### [Recorded information]
★ ★ ★ ★ ★ ★ ★

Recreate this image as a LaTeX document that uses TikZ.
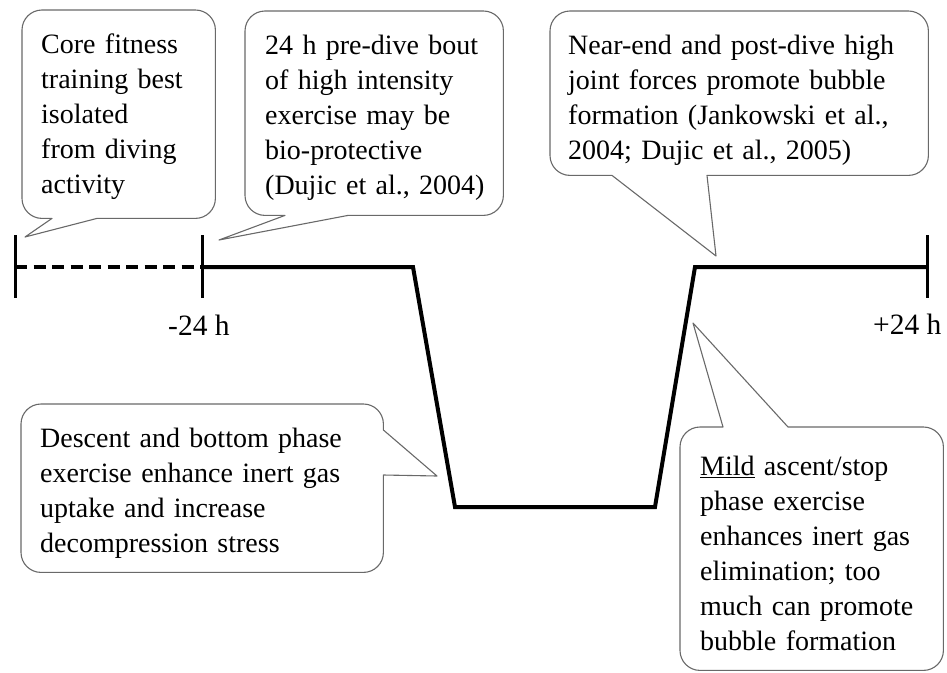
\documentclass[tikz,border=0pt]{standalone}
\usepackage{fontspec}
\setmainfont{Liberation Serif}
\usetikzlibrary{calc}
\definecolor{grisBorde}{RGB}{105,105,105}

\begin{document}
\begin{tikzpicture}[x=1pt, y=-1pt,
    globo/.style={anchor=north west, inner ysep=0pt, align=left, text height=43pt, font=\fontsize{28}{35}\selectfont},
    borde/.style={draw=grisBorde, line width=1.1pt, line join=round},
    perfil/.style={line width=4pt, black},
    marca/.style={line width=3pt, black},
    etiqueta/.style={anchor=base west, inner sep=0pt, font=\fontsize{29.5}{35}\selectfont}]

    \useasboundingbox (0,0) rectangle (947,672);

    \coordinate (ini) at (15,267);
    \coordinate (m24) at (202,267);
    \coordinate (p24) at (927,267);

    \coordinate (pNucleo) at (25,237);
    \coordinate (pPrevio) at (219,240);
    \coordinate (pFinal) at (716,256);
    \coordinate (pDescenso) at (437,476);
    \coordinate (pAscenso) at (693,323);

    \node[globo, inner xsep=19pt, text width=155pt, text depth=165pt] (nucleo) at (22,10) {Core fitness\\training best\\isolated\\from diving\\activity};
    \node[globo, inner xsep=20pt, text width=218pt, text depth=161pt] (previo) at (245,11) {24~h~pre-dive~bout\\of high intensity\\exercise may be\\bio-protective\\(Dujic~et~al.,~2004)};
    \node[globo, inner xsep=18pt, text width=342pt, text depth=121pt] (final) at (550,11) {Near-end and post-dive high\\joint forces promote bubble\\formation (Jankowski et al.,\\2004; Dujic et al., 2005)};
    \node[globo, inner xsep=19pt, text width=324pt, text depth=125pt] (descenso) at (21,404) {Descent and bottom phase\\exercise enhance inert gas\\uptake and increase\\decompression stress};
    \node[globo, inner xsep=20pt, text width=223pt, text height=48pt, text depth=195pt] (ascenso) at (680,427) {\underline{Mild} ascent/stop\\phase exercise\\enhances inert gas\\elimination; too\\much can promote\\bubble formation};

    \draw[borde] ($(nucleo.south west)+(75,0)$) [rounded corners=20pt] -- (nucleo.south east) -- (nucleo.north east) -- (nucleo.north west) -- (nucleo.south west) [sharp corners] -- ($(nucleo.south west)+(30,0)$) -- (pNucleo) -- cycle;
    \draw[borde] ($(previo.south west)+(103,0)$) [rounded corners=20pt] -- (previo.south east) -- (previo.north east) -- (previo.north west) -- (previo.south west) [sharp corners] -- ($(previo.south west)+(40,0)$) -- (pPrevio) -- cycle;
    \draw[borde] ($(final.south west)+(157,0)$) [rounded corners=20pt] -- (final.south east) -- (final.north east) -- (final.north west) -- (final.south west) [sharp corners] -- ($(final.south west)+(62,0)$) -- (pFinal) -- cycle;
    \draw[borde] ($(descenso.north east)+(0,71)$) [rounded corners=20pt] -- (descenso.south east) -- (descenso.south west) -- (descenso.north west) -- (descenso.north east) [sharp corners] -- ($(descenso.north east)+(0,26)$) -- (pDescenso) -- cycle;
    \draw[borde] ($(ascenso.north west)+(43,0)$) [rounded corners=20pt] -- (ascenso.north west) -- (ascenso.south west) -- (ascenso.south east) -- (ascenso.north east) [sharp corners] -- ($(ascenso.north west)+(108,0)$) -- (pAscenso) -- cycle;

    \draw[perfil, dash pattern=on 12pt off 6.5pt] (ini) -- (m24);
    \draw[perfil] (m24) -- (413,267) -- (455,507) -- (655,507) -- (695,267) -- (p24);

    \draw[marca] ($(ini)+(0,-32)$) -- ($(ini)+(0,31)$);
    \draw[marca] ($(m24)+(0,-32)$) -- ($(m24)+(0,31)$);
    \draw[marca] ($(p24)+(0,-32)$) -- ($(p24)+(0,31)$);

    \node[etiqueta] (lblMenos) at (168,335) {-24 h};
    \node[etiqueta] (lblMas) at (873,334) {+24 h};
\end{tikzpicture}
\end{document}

★ ★ ★ ★ ★ ★ ★

### [Required work]
Exclude the pictures. Write out the remaining data exactly.

### [Reply to the exercise]
Recreate this image as a LaTeX document that uses TikZ.
\documentclass[tikz,border=0pt]{standalone}
\usepackage{fontspec}
\setmainfont{Liberation Serif}
\usetikzlibrary{calc}
\definecolor{grisBorde}{RGB}{105,105,105}

\begin{document}
\begin{tikzpicture}[x=1pt, y=-1pt,
    globo/.style={anchor=north west, inner ysep=0pt, align=left, text height=43pt, font=\fontsize{28}{35}\selectfont},
    borde/.style={draw=grisBorde, line width=1.1pt, line join=round},
    perfil/.style={line width=4pt, black},
    marca/.style={line width=3pt, black},
    etiqueta/.style={anchor=base west, inner sep=0pt, font=\fontsize{29.5}{35}\selectfont}]

    \useasboundingbox (0,0) rectangle (947,672);

    \coordinate (ini) at (15,267);
    \coordinate (m24) at (202,267);
    \coordinate (p24) at (927,267);

    \coordinate (pNucleo) at (25,237);
    \coordinate (pPrevio) at (219,240);
    \coordinate (pFinal) at (716,256);
    \coordinate (pDescenso) at (437,476);
    \coordinate (pAscenso) at (693,323);

    \node[globo, inner xsep=19pt, text width=155pt, text depth=165pt] (nucleo) at (22,10) {Core fitness\\training best\\isolated\\from diving\\activity};
    \node[globo, inner xsep=20pt, text width=218pt, text depth=161pt] (previo) at (245,11) {24~h~pre-dive~bout\\of high intensity\\exercise may be\\bio-protective\\(Dujic~et~al.,~2004)};
    \node[globo, inner xsep=18pt, text width=342pt, text depth=121pt] (final) at (550,11) {Near-end and post-dive high\\joint forces promote bubble\\formation (Jankowski et al.,\\2004; Dujic et al., 2005)};
    \node[globo, inner xsep=19pt, text width=324pt, text depth=125pt] (descenso) at (21,404) {Descent and bottom phase\\exercise enhance inert gas\\uptake and increase\\decompression stress};
    \node[globo, inner xsep=20pt, text width=223pt, text height=48pt, text depth=195pt] (ascenso) at (680,427) {\underline{Mild} ascent/stop\\phase exercise\\enhances inert gas\\elimination; too\\much can promote\\bubble formation};

    \draw[borde] ($(nucleo.south west)+(75,0)$) [rounded corners=20pt] -- (nucleo.south east) -- (nucleo.north east) -- (nucleo.north west) -- (nucleo.south west) [sharp corners] -- ($(nucleo.south west)+(30,0)$) -- (pNucleo) -- cycle;
    \draw[borde] ($(previo.south west)+(103,0)$) [rounded corners=20pt] -- (previo.south east) -- (previo.north east) -- (previo.north west) -- (previo.south west) [sharp corners] -- ($(previo.south west)+(40,0)$) -- (pPrevio) -- cycle;
    \draw[borde] ($(final.south west)+(157,0)$) [rounded corners=20pt] -- (final.south east) -- (final.north east) -- (final.north west) -- (final.south west) [sharp corners] -- ($(final.south west)+(62,0)$) -- (pFinal) -- cycle;
    \draw[borde] ($(descenso.north east)+(0,71)$) [rounded corners=20pt] -- (descenso.south east) -- (descenso.south west) -- (descenso.north west) -- (descenso.north east) [sharp corners] -- ($(descenso.north east)+(0,26)$) -- (pDescenso) -- cycle;
    \draw[borde] ($(ascenso.north west)+(43,0)$) [rounded corners=20pt] -- (ascenso.north west) -- (ascenso.south west) -- (ascenso.south east) -- (ascenso.north east) [sharp corners] -- ($(ascenso.north west)+(108,0)$) -- (pAscenso) -- cycle;

    \draw[perfil, dash pattern=on 12pt off 6.5pt] (ini) -- (m24);
    \draw[perfil] (m24) -- (413,267) -- (455,507) -- (655,507) -- (695,267) -- (p24);

    \draw[marca] ($(ini)+(0,-32)$) -- ($(ini)+(0,31)$);
    \draw[marca] ($(m24)+(0,-32)$) -- ($(m24)+(0,31)$);
    \draw[marca] ($(p24)+(0,-32)$) -- ($(p24)+(0,31)$);

    \node[etiqueta] (lblMenos) at (168,335) {-24 h};
    \node[etiqueta] (lblMas) at (873,334) {+24 h};
\end{tikzpicture}
\end{document}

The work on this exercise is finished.